Silver lining of the First Quench cloud

Independent wine merchants have been hailed as the most profitable route to market by leading importers in the wake of the collapse of First Quench.

Ehrmanns has pledged to “invest heavily” in the independent channel in the next five years.

Managing director Hugo Campbell said: “We are offering product partners other routes to market than the supermarkets. It’s very important we offer a point of difference and a tailored range. It adds value and we can sell more interesting wines.

“We want to build the portfolio from a premium perspective, moving more into the £8-£15 bracket. The independent side is key to us.”?Hatch Mansfield marketing director Lynn Murray said “the demise of Threshers is revitalising the market”.

Opportunities are also opening up for independents as supermarkets cut their ranges, according to Murray.

“As you see the supermarkets rationalising their range [there’s a] real opportunity for independents to offer consumers interesting wines,” she said.

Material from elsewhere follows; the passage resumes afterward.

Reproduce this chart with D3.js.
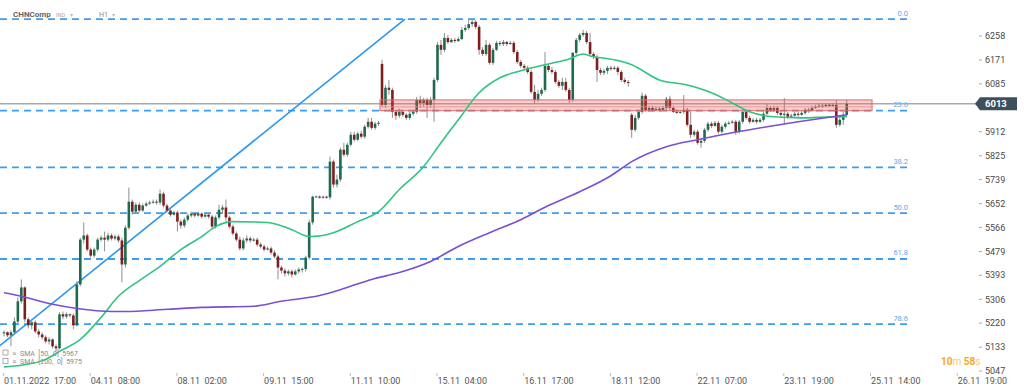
<!DOCTYPE html>
<html><head><meta charset="utf-8">
<script src="https://cdn.jsdelivr.net/npm/d3@7"></script>
<style>body{margin:0;background:#fff;} svg{display:block;font-family:Roboto,"Noto Sans",sans-serif;} text{white-space:pre;}</style>
</head><body><svg id="c" width="1024" height="391"></svg>
<script>
const title = "CHNComp", subType = "IND", timeframe = "H1";
const openP = [
5183,5187,5176,5187,5226,5299,5349,5234,5212,5223,
5190,5179,5169,5154,5161,5136,5129,5252,5244,5252,
5248,5212,5360,5522,5537,5486,5464,5486,5522,5529,
5522,5537,5526,5533,5519,5432,5565,5659,5623,5648,
5627,5645,5652,5656,5659,5656,5688,5645,5627,5612,
5620,5587,5573,5594,5609,5616,5609,5616,5605,5612,
5605,5569,5602,5630,5638,5602,5569,5544,5522,5490,
5519,5526,5519,5522,5504,5497,5486,5490,5475,5461,
5421,5410,5400,5407,5396,5407,5414,5416,5457,5584,
5677,5678,5674,5677,5675,5804,5721,5739,5847,5829,
5865,5901,5883,5905,5894,5930,5948,5926,5941,6157,
6009,6071,6063,5984,5970,5984,5973,5962,5977,5984,
6027,6016,6027,6009,6027,6099,6226,6208,6251,6236,
6244,6240,6247,6280,6287,6301,6309,6291,6208,6193,
6226,6161,6208,6233,6229,6236,6229,6233,6200,6164,
6150,6143,6128,6056,6027,6049,6063,6150,6135,6128,
6092,6078,6092,6063,6027,6197,6244,6262,6269,6236,
6193,6182,6135,6125,6132,6143,6139,6143,6128,6099,
6092,5973,5919,5962,5984,6042,5991,5998,5991,5995,
5991,5998,6031,5998,5984,5980,5984,5991,5937,5901,
5912,5872,5879,5919,5941,5933,5944,5912,5930,5941,
5944,5948,5912,5948,5984,5962,5948,5955,5948,5955,
5977,5998,5991,5998,5980,5973,5977,5966,5970,5977,
5973,5980,5991,5988,5998,6002,6006,6004,6009,6006,
6009,5937,5955,5973];
const highP = [
5194,5190,5194,5241,5313,5378,5353,5241,5234,5230,
5198,5187,5176,5169,5165,5143,5259,5262,5259,5255,
5255,5371,5529,5584,5544,5493,5493,5529,5537,5551,
5547,5544,5540,5540,5529,5573,5710,5667,5656,5656,
5652,5659,5663,5667,5667,5703,5695,5652,5634,5627,
5627,5594,5602,5616,5623,5620,5623,5620,5620,5620,
5612,5609,5648,5648,5667,5609,5576,5551,5533,5529,
5537,5533,5529,5529,5511,5504,5497,5497,5483,5468,
5428,5418,5414,5414,5414,5421,5421,5464,5594,5681,
5681,5681,5681,5681,5822,5811,5757,5854,5872,5872,
5912,5912,5912,5915,5937,5962,5962,5948,5951,6172,
6081,6099,6071,5991,5995,5991,5980,5984,5991,6038,
6042,6034,6034,6038,6107,6236,6244,6269,6262,6251,
6251,6255,6291,6298,6316,6319,6316,6298,6218,6244,
6233,6215,6240,6240,6244,6240,6240,6240,6208,6172,
6157,6150,6135,6081,6063,6071,6200,6157,6146,6135,
6099,6107,6107,6071,6200,6251,6269,6280,6276,6269,
6200,6190,6143,6139,6150,6150,6150,6150,6135,6107,
6099,5980,5973,5991,6053,6049,6006,6006,6002,6002,
6006,6038,6042,6006,5991,5991,6045,5998,5984,5919,
5919,5887,5926,5948,5948,5951,5951,5937,5948,5951,
5955,5955,5955,5991,5991,5970,5962,5962,5962,5991,
6013,6006,6006,6006,5988,6034,5984,5977,5984,5984,
5988,5998,5998,6006,6009,6013,6013,6013,6013,6016,
6027,5973,5984,6027];
const lowP = [
5172,5169,5136,5179,5219,5291,5223,5201,5198,5183,
5169,5161,5147,5143,5129,5118,5125,5234,5237,5241,
5198,5208,5353,5508,5479,5457,5457,5479,5515,5479,
5515,5519,5519,5511,5367,5421,5558,5612,5616,5620,
5623,5641,5648,5652,5648,5648,5638,5620,5605,5609,
5551,5562,5565,5587,5602,5602,5605,5598,5602,5598,
5562,5562,5594,5616,5587,5562,5537,5515,5483,5483,
5511,5511,5515,5497,5490,5479,5483,5468,5454,5378,
5400,5389,5392,5385,5392,5400,5403,5407,5450,5576,
5674,5670,5670,5670,5667,5710,5710,5731,5822,5822,
5858,5876,5879,5887,5887,5923,5919,5919,5933,6002,
5998,6045,5962,5955,5962,5966,5955,5955,5970,5977,
5998,6002,5962,5998,5948,6092,6190,6200,6229,6233,
6233,6236,6244,6273,6280,6291,6283,6190,6186,6186,
6154,6154,6204,6222,6222,6222,6226,6193,6157,6143,
6135,6121,6049,6013,6020,6042,6056,6128,6121,6085,
6071,6063,6056,6016,6020,6190,6236,6255,6229,6186,
6175,6092,6117,6117,6121,6132,6135,6117,6092,6085,
6074,5890,5912,5955,5977,5984,5984,5984,5988,5984,
5988,5991,5991,5980,5977,5977,5977,5930,5890,5894,
5865,5854,5872,5912,5926,5930,5905,5905,5923,5937,
5941,5901,5905,5941,5955,5941,5944,5941,5944,5948,
5973,5984,5984,5973,5966,5937,5959,5962,5966,5966,
5970,5973,5980,5984,5995,5998,5998,6002,6002,6002,
5926,5930,5937,5966];
const closeP = [
5187,5176,5187,5226,5299,5349,5234,5212,5223,5190,
5179,5169,5154,5161,5136,5129,5252,5244,5252,5248,
5212,5360,5522,5537,5486,5464,5486,5522,5529,5522,
5537,5526,5533,5519,5432,5565,5659,5623,5648,5627,
5645,5652,5656,5659,5656,5688,5645,5627,5612,5620,
5587,5573,5594,5609,5616,5609,5616,5605,5612,5605,
5569,5602,5630,5638,5602,5569,5544,5522,5490,5519,
5526,5519,5522,5504,5497,5486,5490,5475,5461,5421,
5410,5400,5407,5396,5407,5414,5416,5457,5584,5677,
5678,5674,5677,5675,5804,5721,5739,5847,5829,5865,
5901,5883,5905,5894,5930,5948,5926,5941,5944,6009,
6071,6063,5984,5970,5984,5973,5962,5977,5984,6027,
6016,6027,6009,6027,6099,6226,6208,6251,6236,6244,
6240,6247,6280,6287,6301,6309,6291,6208,6193,6226,
6161,6208,6233,6229,6236,6229,6233,6200,6164,6150,
6143,6128,6056,6027,6049,6063,6150,6135,6128,6092,
6078,6092,6063,6027,6197,6244,6262,6269,6236,6193,
6182,6135,6125,6132,6143,6139,6143,6128,6099,6092,
6089,5919,5962,5984,6042,5991,5998,5991,5995,5991,
5998,6031,5998,5984,5980,5984,5991,5937,5901,5912,
5872,5879,5919,5941,5933,5944,5912,5930,5941,5944,
5948,5912,5948,5984,5962,5948,5955,5948,5955,5977,
5998,5991,5998,5980,5973,5977,5966,5970,5977,5973,
5980,5991,5988,5998,6002,6006,6004,6009,6006,6009,
5937,5955,5973,6013];

const sma50Idx = [0,5,12,16,22,28,33,39,45,51,57,61,66,76,83,88,95,102,108,114,121,126,131,137,143,149,157,163,167,169,176,181,189,197,204,210,215,222,230,239,243];
const sma50Val = [5062,5068,5089,5118,5161,5241,5317,5374,5425,5486,5533,5569,5587,5584,5558,5533,5547,5587,5623,5703,5786,5872,5955,6053,6107,6132,6157,6175,6193,6186,6172,6154,6099,6081,6053,6016,5984,5966,5962,5966,5966];
const sma200Idx = [0,4,14,21,31,35,47,57,72,80,91,98,106,114,123,131,140,149,157,166,175,181,191,200,210,220,229,239,243];
const sma200Val = [5330,5320,5288,5273,5262,5262,5270,5277,5281,5299,5320,5345,5378,5403,5443,5497,5547,5594,5645,5695,5753,5804,5858,5883,5908,5930,5948,5966,5973];
const legendSMA = ["SMA  [50,  0]  5967", "SMA  [200,  0]  5975"];

const fibLabels = ["0.0","23.6","38.2","50.0","61.8","78.6"];
const fibRatios = [0, 0.236, 0.382, 0.5, 0.618, 0.786];
const fibHigh = 6319, fibLow = 4916;
const trendIdx = [-1.2, 115.6], trendVal = [5139, 6319];
const zoneIdx = [108.4, 250.3], zoneVal = [6027, 5988], zoneMid = 6002;
const lastPrice = 6013;

const yTicks = [6258,6171,6085,5999,5912,5825,5739,5652,5566,5479,5393,5306,5220,5133,5047];
const xTickIdx = [0,25,50,75,100,125,150,175,200,225,250,275];
const xTickLabels = ["01.11.2022  17:00","04.11  08:00","08.11  02:00","09.11  15:00","11.11  10:00","15.11  04:00","16.11  17:00","18.11  12:00","22.11  07:00","23.11  19:00","25.11  14:00","26.11  19:00"];
const timerMin = "10", timerSec = "58";

const svg = d3.select("#c");
const x = d3.scaleLinear().domain([0, 275]).range([4, 957.7]);
const y = d3.scaleLinear().domain([5047, 6258]).range([371, 36]);

// fib lines
const fibVals = fibRatios.map(r => fibHigh - r * (fibHigh - fibLow));
const fg = svg.append("g");
fibVals.forEach((v, k) => {
  fg.append("line").attr("x1", 0).attr("x2", 907).attr("y1", y(v)).attr("y2", y(v))
    .attr("stroke", "#3f9df0").attr("stroke-width", 1.8).attr("stroke-dasharray", "7,5");
  fg.append("text").attr("x", 908).attr("y", y(v) - 3.5).attr("text-anchor", "end")
    .attr("font-size", 7.5).attr("fill", "#5aaaf0").text(fibLabels[k]);
});

// last price line
svg.append("line").attr("x1", 0).attr("x2", 976).attr("y1", y(lastPrice)).attr("y2", y(lastPrice))
  .attr("stroke", "#a9a9a9").attr("stroke-width", 1.5);

// trend line
svg.append("line").attr("x1", x(trendIdx[0])).attr("y1", y(trendVal[0]))
  .attr("x2", x(trendIdx[1])).attr("y2", y(trendVal[1]))
  .attr("stroke", "#2b98f0").attr("stroke-width", 1.6);

// candles
const cg = svg.append("g");
const bw = 2.6;
closeP.forEach((c, i) => {
  const o = openP[i];
  const hi = Math.max(highP[i], o, c), lo = Math.min(lowP[i], o, c);
  const cx = x(i);
  cg.append("line").attr("x1", cx).attr("x2", cx).attr("y1", y(hi)).attr("y2", y(lo))
    .attr("stroke", "#8f8f8f").attr("stroke-width", 1);
  const top = y(Math.max(o, c)), h = Math.max(1, Math.abs(y(o) - y(c)));
  cg.append("rect").attr("x", cx - bw / 2).attr("y", top).attr("width", bw).attr("height", h)
    .attr("fill", c >= o ? "#1e6a4c" : "#801e1e");
});

// zone
svg.append("rect").attr("x", x(zoneIdx[0])).attr("y", y(zoneVal[0]))
  .attr("width", x(zoneIdx[1]) - x(zoneIdx[0])).attr("height", y(zoneVal[1]) - y(zoneVal[0]))
  .attr("fill", "rgba(235,80,80,0.28)").attr("stroke", "#e26a6a").attr("stroke-width", 1);
svg.append("line").attr("x1", x(zoneIdx[0])).attr("x2", x(zoneIdx[1])).attr("y1", y(zoneMid)).attr("y2", y(zoneMid))
  .attr("stroke", "#e88a8a").attr("stroke-width", 0.8);

// SMAs
const line = d3.line().x(d => x(d[0])).y(d => y(d[1])).curve(d3.curveMonotoneX);
svg.append("path").attr("d", line(sma50Idx.map((d, k) => [d, sma50Val[k]])))
  .attr("fill", "none").attr("stroke", "#2fc482").attr("stroke-width", 1.6);
svg.append("path").attr("d", line(sma200Idx.map((d, k) => [d, sma200Val[k]])))
  .attr("fill", "none").attr("stroke", "#7a4fd3").attr("stroke-width", 1.6);

// y axis
const ya = svg.append("g");
yTicks.forEach(v => {
  ya.append("line").attr("x1", 979).attr("x2", 982).attr("y1", y(v)).attr("y2", y(v)).attr("stroke", "#aaa");
  if (Math.abs(y(v) - y(lastPrice)) > 8)
    ya.append("text").attr("x", 985).attr("y", y(v) + 3.2).attr("font-size", 9).attr("fill", "#4a4a4a").text(v);
});
// last price label
const ly = y(lastPrice);
svg.append("path").attr("d", `M975,${ly} L980,${ly-6.5} L1017,${ly-6.5} L1017,${ly+6.5} L980,${ly+6.5} Z`).attr("fill", "#3e4f5c");
svg.append("text").attr("x", 985).attr("y", ly + 3.4).attr("font-size", 9.5).attr("font-weight", "bold").attr("fill", "#fff").text(lastPrice);

// x axis
xTickIdx.forEach((ix, k) => {
  svg.append("line").attr("x1", x(ix) - 0.5).attr("x2", x(ix) - 0.5).attr("y1", 373).attr("y2", 376).attr("stroke", "#bbb");
  svg.append("text").attr("x", x(ix)).attr("y", 383.5).attr("font-size", 9).attr("fill", "#555").text(xTickLabels[k]);
});

// timer
const tt = svg.append("text").attr("x", 941).attr("y", 365).attr("font-size", 10);
tt.append("tspan").attr("fill", "#f5a623").attr("font-weight", "bold").text(timerMin);
tt.append("tspan").attr("fill", "#f7c779").text("m ");
tt.append("tspan").attr("fill", "#f5a623").attr("font-weight", "bold").text(timerSec);
tt.append("tspan").attr("fill", "#f7c779").text("s");

// top-left legend
svg.append("text").attr("x", 13).attr("y", 17).attr("font-size", 8).attr("font-weight", "bold").attr("fill", "#666").text(title);
svg.append("text").attr("x", 56).attr("y", 16.5).attr("font-size", 5.5).attr("fill", "#aaa").text(subType);
svg.append("text").attr("x", 70).attr("y", 16.5).attr("font-size", 6).attr("fill", "#bbb").text("▾");
svg.append("text").attr("x", 99).attr("y", 17).attr("font-size", 7).attr("fill", "#888").text(timeframe);
svg.append("text").attr("x", 112).attr("y", 16.5).attr("font-size", 6).attr("fill", "#bbb").text("▾");

// bottom-left SMA legend
legendSMA.forEach((t, k) => {
  const by = 355.5 + k * 8.5;
  svg.append("rect").attr("x", 3).attr("y", by - 5.5).attr("width", 5).attr("height", 5).attr("fill", "none").attr("stroke", "#999").attr("stroke-width", 0.8);
  svg.append("text").attr("x", 12.5).attr("y", by).attr("font-size", 7).attr("fill", "#999").text("×");
  svg.append("text").attr("x", 20).attr("y", by).attr("font-size", 7).attr("fill", "#8a8a8a").text(t);
});
</script></body></html>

Hatch Mansfield’s premium agencies, such as Esk Valley from Hawkes Bay, are ideally suited to the independent channel, Murray claimed, because the wines are “hand-made from much smaller producers” and require staff to explain the product to prospective customers.

Independents are a “new channel” for González Byass since it took on Quinta do Noval port, according to marketing director Jeremy Rockett. “Previously we didn’t have enough diversity of producers. Noval opened up that opportunity,” he said.

Rockett added that the demise of the old Wine Rack has “helped rejuvenate Oddbins and led to a growth of independents”.